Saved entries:
◇ ◇ ◇ ◇ ◇ ◇ ◇

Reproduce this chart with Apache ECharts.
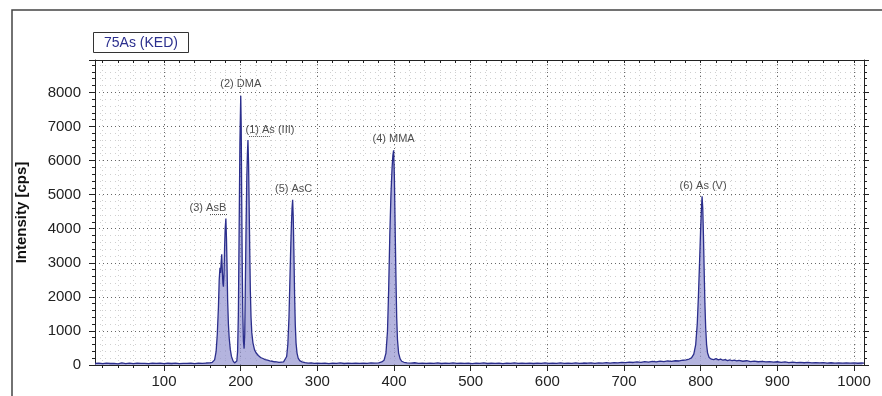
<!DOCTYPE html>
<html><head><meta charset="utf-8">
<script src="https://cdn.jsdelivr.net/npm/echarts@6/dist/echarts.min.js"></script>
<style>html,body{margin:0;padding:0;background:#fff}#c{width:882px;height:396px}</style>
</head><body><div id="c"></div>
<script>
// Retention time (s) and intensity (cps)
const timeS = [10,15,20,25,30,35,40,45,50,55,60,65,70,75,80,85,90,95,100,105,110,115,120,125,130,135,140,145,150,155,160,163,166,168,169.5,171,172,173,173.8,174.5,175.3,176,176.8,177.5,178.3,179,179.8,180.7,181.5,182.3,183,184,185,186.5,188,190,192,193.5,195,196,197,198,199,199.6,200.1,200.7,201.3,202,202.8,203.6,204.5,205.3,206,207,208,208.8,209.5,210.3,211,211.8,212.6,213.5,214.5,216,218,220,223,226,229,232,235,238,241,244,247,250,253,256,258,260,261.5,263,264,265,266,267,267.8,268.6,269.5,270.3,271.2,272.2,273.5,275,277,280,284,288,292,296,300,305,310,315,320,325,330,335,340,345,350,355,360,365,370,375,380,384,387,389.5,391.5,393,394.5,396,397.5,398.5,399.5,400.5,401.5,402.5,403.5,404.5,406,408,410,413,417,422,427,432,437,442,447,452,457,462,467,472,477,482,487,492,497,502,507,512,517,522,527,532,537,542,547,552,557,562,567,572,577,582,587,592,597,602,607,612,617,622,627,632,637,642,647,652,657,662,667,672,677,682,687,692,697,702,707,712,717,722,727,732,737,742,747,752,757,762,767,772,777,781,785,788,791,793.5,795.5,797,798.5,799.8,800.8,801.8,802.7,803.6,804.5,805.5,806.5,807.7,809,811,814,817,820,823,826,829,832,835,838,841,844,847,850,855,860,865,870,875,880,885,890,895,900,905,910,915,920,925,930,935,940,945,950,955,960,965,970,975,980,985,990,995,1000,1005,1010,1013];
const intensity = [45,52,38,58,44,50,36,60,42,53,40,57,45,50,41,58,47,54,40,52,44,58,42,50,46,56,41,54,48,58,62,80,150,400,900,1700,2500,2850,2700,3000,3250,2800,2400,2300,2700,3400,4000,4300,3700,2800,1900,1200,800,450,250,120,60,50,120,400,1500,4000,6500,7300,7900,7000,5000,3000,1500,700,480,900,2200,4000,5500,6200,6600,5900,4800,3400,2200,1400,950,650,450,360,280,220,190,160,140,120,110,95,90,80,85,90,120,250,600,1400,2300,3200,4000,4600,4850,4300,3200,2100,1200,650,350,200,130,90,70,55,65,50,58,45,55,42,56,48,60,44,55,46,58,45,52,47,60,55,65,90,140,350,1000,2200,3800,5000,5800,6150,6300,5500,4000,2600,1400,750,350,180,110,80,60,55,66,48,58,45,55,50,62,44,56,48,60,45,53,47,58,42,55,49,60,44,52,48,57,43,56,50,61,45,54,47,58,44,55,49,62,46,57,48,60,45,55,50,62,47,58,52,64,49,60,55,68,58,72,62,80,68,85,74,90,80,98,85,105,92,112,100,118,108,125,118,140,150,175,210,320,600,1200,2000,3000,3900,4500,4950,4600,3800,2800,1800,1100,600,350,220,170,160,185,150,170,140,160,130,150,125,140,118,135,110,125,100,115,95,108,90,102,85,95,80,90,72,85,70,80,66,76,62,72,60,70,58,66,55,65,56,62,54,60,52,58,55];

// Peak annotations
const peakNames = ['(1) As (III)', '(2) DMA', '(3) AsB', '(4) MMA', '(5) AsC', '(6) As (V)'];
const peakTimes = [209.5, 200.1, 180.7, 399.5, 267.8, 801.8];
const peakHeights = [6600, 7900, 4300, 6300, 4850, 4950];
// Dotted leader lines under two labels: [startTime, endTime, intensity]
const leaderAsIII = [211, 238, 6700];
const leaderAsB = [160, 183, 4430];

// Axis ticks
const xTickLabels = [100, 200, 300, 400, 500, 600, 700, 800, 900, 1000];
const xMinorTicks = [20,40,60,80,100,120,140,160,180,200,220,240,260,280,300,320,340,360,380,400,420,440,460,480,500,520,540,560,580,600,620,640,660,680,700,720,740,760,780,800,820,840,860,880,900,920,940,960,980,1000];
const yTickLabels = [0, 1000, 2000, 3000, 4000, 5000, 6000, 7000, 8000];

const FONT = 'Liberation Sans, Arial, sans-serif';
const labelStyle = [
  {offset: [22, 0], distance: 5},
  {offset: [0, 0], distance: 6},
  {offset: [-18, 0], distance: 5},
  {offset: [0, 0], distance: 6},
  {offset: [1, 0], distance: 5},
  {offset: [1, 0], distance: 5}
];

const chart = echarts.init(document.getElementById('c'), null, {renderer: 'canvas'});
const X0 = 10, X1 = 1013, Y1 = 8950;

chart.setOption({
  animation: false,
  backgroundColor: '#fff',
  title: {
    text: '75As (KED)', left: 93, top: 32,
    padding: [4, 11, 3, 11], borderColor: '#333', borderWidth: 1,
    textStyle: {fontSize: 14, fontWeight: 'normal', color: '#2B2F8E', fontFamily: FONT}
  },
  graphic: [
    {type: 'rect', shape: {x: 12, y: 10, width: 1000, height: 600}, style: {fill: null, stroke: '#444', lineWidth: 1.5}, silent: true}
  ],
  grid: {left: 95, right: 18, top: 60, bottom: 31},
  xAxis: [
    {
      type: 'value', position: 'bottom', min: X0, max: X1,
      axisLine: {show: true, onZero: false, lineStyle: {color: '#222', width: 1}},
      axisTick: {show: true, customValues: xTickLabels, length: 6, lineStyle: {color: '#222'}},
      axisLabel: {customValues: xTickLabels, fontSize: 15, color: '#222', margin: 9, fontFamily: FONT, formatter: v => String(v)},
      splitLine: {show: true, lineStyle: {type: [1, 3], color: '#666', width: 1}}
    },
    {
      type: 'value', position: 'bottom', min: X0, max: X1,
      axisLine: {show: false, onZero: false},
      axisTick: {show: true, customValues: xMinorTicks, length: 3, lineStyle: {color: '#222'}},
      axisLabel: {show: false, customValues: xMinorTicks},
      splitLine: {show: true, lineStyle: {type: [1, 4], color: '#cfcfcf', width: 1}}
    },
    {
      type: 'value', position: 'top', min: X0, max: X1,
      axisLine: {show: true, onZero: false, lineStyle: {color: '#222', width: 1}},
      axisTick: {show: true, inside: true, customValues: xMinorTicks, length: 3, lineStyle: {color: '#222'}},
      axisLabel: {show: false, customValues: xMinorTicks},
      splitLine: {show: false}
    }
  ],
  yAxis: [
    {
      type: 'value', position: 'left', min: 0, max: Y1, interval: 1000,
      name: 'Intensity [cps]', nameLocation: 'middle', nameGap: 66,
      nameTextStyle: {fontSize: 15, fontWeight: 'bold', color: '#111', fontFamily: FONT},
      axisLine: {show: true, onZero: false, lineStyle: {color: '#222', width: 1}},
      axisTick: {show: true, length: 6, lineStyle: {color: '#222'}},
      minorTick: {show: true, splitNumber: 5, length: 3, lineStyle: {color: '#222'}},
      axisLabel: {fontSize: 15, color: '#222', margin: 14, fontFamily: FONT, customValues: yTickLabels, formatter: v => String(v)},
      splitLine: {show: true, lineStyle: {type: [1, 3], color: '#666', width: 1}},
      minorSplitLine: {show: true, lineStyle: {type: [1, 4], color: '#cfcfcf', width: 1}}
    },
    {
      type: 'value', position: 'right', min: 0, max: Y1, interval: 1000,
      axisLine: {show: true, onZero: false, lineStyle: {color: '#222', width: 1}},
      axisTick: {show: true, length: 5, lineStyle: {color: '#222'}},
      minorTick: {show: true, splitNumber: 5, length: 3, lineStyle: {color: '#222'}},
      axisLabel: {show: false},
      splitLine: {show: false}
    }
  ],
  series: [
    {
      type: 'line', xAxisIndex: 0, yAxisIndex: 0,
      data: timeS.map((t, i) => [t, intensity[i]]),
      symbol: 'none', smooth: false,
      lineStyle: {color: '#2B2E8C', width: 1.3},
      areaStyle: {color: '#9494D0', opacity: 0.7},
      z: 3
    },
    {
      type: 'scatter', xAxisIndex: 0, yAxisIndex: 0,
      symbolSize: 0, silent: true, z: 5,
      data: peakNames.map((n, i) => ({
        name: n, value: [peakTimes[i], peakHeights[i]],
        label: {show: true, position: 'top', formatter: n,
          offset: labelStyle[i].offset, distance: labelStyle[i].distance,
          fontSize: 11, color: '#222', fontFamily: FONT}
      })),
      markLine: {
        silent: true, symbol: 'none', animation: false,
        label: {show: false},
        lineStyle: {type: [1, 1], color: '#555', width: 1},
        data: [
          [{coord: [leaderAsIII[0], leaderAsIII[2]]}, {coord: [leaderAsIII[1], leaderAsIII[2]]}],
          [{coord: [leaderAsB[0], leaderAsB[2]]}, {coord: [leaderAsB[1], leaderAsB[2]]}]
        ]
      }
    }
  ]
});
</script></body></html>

◇ ◇ ◇ ◇ ◇ ◇ ◇

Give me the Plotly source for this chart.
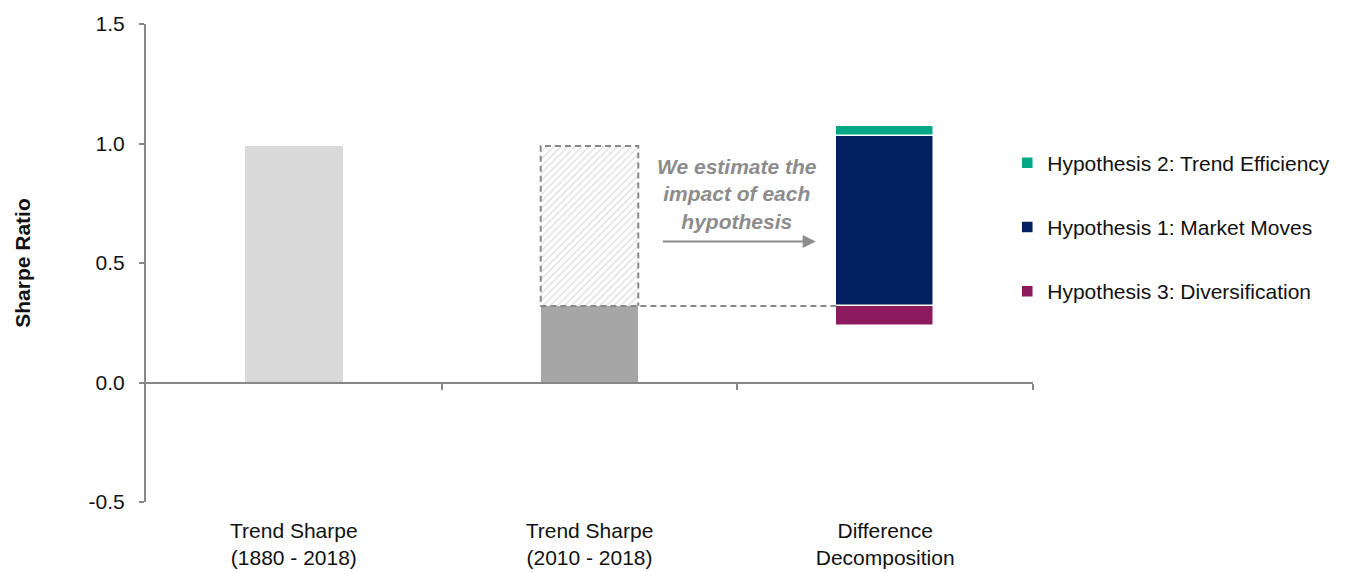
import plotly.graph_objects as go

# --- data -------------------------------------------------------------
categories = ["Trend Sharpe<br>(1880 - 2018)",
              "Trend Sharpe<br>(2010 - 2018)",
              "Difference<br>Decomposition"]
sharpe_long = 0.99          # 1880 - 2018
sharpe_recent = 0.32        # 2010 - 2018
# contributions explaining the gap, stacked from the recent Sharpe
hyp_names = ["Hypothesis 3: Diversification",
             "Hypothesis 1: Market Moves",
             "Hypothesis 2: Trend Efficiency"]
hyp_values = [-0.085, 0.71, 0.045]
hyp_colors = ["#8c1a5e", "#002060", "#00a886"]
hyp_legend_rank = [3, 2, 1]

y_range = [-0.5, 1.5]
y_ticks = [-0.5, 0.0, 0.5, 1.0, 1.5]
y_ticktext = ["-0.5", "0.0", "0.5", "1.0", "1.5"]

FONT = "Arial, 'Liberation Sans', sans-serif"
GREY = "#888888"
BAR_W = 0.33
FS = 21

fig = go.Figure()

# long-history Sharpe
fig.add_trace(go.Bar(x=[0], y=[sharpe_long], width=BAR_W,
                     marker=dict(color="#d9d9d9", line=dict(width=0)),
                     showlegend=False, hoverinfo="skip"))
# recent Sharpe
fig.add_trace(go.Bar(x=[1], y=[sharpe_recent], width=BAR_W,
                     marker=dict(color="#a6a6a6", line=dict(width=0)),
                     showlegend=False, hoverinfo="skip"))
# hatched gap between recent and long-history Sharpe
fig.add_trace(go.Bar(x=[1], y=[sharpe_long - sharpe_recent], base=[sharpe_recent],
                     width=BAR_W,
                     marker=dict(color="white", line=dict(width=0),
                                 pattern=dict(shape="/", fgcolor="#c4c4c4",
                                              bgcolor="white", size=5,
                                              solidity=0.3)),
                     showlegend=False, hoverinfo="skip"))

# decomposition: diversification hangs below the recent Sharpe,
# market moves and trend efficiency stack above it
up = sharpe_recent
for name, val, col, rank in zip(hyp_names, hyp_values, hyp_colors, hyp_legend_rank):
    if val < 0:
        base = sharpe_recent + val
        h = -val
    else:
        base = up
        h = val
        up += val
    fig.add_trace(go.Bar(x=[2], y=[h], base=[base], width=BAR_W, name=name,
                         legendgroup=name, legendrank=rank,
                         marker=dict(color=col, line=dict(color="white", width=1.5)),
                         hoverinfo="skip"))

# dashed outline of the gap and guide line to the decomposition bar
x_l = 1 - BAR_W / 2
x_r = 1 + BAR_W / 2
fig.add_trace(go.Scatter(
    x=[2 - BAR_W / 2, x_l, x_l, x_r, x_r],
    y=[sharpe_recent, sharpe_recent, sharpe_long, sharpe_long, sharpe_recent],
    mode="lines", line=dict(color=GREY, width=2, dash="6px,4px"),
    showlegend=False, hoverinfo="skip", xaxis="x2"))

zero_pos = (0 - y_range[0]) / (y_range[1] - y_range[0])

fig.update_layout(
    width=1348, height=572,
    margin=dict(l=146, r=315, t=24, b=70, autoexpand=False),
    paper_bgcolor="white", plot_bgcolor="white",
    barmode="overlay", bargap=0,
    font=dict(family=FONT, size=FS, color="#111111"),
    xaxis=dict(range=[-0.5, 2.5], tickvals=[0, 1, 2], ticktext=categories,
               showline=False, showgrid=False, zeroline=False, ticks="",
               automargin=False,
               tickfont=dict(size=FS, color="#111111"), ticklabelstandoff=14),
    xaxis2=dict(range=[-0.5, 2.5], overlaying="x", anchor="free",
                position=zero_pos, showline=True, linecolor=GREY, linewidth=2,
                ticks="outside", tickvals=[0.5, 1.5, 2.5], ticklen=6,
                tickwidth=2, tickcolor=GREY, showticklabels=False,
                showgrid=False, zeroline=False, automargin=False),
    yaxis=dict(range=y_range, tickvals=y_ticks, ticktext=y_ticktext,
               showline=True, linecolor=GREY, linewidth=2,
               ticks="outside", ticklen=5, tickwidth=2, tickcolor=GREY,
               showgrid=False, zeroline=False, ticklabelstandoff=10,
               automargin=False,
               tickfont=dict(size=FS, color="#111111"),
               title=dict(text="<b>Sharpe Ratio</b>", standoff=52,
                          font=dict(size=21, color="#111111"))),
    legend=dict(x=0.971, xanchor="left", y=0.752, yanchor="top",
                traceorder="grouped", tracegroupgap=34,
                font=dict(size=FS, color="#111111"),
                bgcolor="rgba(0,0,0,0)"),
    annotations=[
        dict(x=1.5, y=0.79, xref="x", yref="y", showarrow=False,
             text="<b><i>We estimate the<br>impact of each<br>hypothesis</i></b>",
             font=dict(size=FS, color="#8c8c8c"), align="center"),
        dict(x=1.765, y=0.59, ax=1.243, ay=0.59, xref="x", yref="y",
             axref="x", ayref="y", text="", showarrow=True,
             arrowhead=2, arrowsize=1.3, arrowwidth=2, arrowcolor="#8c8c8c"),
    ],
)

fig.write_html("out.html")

◇ ◇ ◇ ◇ ◇ ◇ ◇

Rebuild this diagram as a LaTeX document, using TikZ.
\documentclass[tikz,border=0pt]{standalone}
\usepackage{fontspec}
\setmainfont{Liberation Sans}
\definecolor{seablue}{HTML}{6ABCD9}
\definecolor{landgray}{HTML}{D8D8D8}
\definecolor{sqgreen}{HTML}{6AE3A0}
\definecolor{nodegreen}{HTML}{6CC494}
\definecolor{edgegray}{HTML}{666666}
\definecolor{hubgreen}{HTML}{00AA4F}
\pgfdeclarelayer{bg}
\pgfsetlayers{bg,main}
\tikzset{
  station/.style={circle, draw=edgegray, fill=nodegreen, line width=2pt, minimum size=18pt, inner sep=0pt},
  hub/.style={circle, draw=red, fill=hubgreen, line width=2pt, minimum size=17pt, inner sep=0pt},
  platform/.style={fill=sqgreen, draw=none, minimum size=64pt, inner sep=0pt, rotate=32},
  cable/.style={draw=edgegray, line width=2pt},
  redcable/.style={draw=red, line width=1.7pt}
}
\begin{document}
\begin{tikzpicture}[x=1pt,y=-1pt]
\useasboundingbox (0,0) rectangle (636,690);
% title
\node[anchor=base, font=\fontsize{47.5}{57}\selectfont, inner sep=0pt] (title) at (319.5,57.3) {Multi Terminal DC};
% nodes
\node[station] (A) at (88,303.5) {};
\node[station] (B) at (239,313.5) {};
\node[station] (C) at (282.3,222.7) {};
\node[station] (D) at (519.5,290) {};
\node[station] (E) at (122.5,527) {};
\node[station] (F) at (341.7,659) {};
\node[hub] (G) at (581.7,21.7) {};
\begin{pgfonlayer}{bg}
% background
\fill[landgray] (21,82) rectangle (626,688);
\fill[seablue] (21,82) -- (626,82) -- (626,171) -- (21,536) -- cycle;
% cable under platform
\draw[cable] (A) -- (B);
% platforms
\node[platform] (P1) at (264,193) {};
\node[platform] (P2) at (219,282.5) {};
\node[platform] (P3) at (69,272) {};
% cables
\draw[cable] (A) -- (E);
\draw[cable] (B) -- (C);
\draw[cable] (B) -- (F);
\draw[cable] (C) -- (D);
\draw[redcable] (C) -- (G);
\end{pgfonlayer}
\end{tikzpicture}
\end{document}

◇ ◇ ◇ ◇ ◇ ◇ ◇

• **Exercise objective**: Take the stretch from the line containing "Give me the Plotly source for this chart." through the line containing "import plotly.graph_objects as go" and reproduce it exactly, both ends included. Omit the pictures.

• **Result of this exercise**:
Give me the Plotly source for this chart.
import plotly.graph_objects as go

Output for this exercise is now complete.